Provide an exact copy of the data, excluding the images.

# Start of RECORDS PROVIDED

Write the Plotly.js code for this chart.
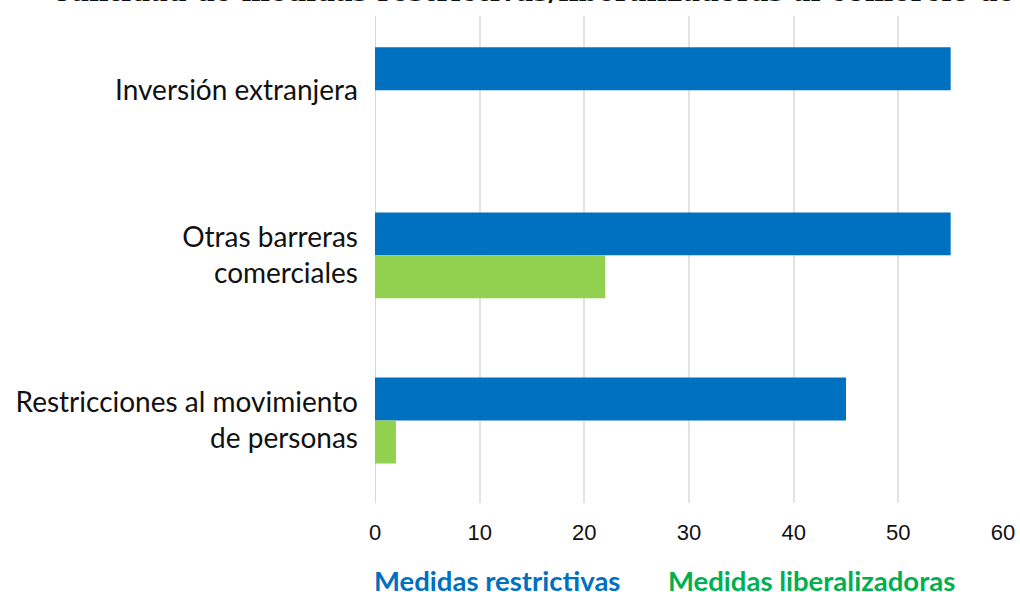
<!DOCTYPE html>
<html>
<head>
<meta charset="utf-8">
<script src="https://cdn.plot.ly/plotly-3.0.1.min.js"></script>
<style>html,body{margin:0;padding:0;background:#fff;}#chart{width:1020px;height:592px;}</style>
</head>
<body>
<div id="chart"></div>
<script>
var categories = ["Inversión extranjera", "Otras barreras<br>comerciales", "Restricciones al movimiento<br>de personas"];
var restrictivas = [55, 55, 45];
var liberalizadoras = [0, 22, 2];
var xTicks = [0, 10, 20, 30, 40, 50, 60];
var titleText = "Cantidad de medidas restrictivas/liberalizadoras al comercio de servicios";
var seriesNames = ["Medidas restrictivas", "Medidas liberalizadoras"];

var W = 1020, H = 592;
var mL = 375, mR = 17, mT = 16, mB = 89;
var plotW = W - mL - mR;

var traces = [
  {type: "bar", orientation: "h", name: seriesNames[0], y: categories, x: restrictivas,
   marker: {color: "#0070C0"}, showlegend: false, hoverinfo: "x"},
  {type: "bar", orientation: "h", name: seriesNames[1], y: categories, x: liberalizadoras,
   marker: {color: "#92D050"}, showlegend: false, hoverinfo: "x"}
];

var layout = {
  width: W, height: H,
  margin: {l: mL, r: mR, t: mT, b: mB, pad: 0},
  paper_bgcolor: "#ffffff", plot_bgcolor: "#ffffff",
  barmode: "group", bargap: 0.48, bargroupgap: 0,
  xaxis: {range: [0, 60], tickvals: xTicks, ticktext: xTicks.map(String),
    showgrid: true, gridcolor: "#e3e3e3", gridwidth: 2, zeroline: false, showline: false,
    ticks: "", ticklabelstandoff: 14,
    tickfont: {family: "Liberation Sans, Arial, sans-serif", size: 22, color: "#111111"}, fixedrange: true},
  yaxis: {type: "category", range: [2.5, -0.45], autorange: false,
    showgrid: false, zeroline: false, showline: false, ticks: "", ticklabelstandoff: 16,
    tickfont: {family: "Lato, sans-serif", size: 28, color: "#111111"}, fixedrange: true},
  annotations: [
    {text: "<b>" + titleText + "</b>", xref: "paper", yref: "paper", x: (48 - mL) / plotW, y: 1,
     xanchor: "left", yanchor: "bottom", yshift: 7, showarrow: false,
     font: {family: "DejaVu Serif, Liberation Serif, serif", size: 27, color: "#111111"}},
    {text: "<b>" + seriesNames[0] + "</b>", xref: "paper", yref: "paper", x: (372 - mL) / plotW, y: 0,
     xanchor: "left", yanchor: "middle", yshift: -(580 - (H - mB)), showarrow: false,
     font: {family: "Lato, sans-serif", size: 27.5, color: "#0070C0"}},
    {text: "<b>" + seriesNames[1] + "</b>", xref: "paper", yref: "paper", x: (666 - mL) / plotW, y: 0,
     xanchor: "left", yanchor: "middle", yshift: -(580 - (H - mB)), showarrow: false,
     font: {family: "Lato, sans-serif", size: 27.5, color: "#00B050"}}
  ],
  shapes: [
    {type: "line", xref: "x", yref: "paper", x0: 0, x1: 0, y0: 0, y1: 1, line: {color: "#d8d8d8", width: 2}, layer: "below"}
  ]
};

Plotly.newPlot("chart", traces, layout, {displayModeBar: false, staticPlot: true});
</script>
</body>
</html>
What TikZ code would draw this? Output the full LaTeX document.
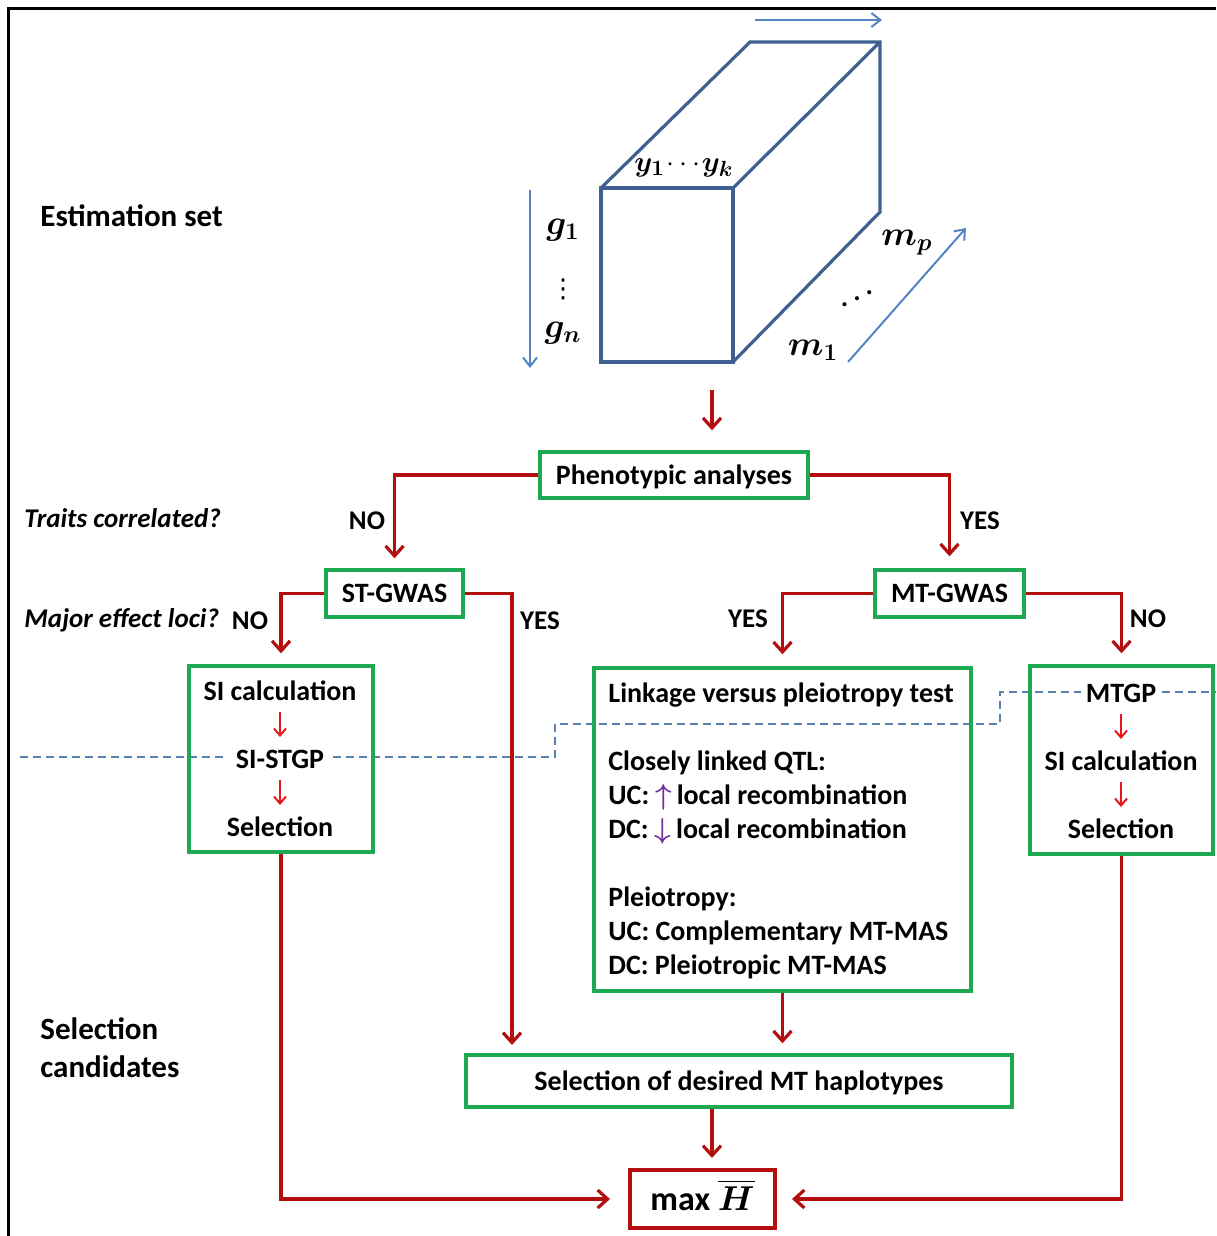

# End of RECORDS PROVIDED

[RESPONSE]:
Write the Plotly.js code for this chart.
<!DOCTYPE html>
<html>
<head>
<meta charset="utf-8">
<script src="https://cdn.plot.ly/plotly-3.0.1.min.js"></script>
<style>html,body{margin:0;padding:0;background:#fff;}#chart{width:1020px;height:592px;}</style>
</head>
<body>
<div id="chart"></div>
<script>
var categories = ["Inversión extranjera", "Otras barreras<br>comerciales", "Restricciones al movimiento<br>de personas"];
var restrictivas = [55, 55, 45];
var liberalizadoras = [0, 22, 2];
var xTicks = [0, 10, 20, 30, 40, 50, 60];
var titleText = "Cantidad de medidas restrictivas/liberalizadoras al comercio de servicios";
var seriesNames = ["Medidas restrictivas", "Medidas liberalizadoras"];

var W = 1020, H = 592;
var mL = 375, mR = 17, mT = 16, mB = 89;
var plotW = W - mL - mR;

var traces = [
  {type: "bar", orientation: "h", name: seriesNames[0], y: categories, x: restrictivas,
   marker: {color: "#0070C0"}, showlegend: false, hoverinfo: "x"},
  {type: "bar", orientation: "h", name: seriesNames[1], y: categories, x: liberalizadoras,
   marker: {color: "#92D050"}, showlegend: false, hoverinfo: "x"}
];

var layout = {
  width: W, height: H,
  margin: {l: mL, r: mR, t: mT, b: mB, pad: 0},
  paper_bgcolor: "#ffffff", plot_bgcolor: "#ffffff",
  barmode: "group", bargap: 0.48, bargroupgap: 0,
  xaxis: {range: [0, 60], tickvals: xTicks, ticktext: xTicks.map(String),
    showgrid: true, gridcolor: "#e3e3e3", gridwidth: 2, zeroline: false, showline: false,
    ticks: "", ticklabelstandoff: 14,
    tickfont: {family: "Liberation Sans, Arial, sans-serif", size: 22, color: "#111111"}, fixedrange: true},
  yaxis: {type: "category", range: [2.5, -0.45], autorange: false,
    showgrid: false, zeroline: false, showline: false, ticks: "", ticklabelstandoff: 16,
    tickfont: {family: "Lato, sans-serif", size: 28, color: "#111111"}, fixedrange: true},
  annotations: [
    {text: "<b>" + titleText + "</b>", xref: "paper", yref: "paper", x: (48 - mL) / plotW, y: 1,
     xanchor: "left", yanchor: "bottom", yshift: 7, showarrow: false,
     font: {family: "DejaVu Serif, Liberation Serif, serif", size: 27, color: "#111111"}},
    {text: "<b>" + seriesNames[0] + "</b>", xref: "paper", yref: "paper", x: (372 - mL) / plotW, y: 0,
     xanchor: "left", yanchor: "middle", yshift: -(580 - (H - mB)), showarrow: false,
     font: {family: "Lato, sans-serif", size: 27.5, color: "#0070C0"}},
    {text: "<b>" + seriesNames[1] + "</b>", xref: "paper", yref: "paper", x: (666 - mL) / plotW, y: 0,
     xanchor: "left", yanchor: "middle", yshift: -(580 - (H - mB)), showarrow: false,
     font: {family: "Lato, sans-serif", size: 27.5, color: "#00B050"}}
  ],
  shapes: [
    {type: "line", xref: "x", yref: "paper", x0: 0, x1: 0, y0: 0, y1: 1, line: {color: "#d8d8d8", width: 2}, layer: "below"}
  ]
};

Plotly.newPlot("chart", traces, layout, {displayModeBar: false, staticPlot: true});
</script>
</body>
</html>
What TikZ code would draw this? Output the full LaTeX document.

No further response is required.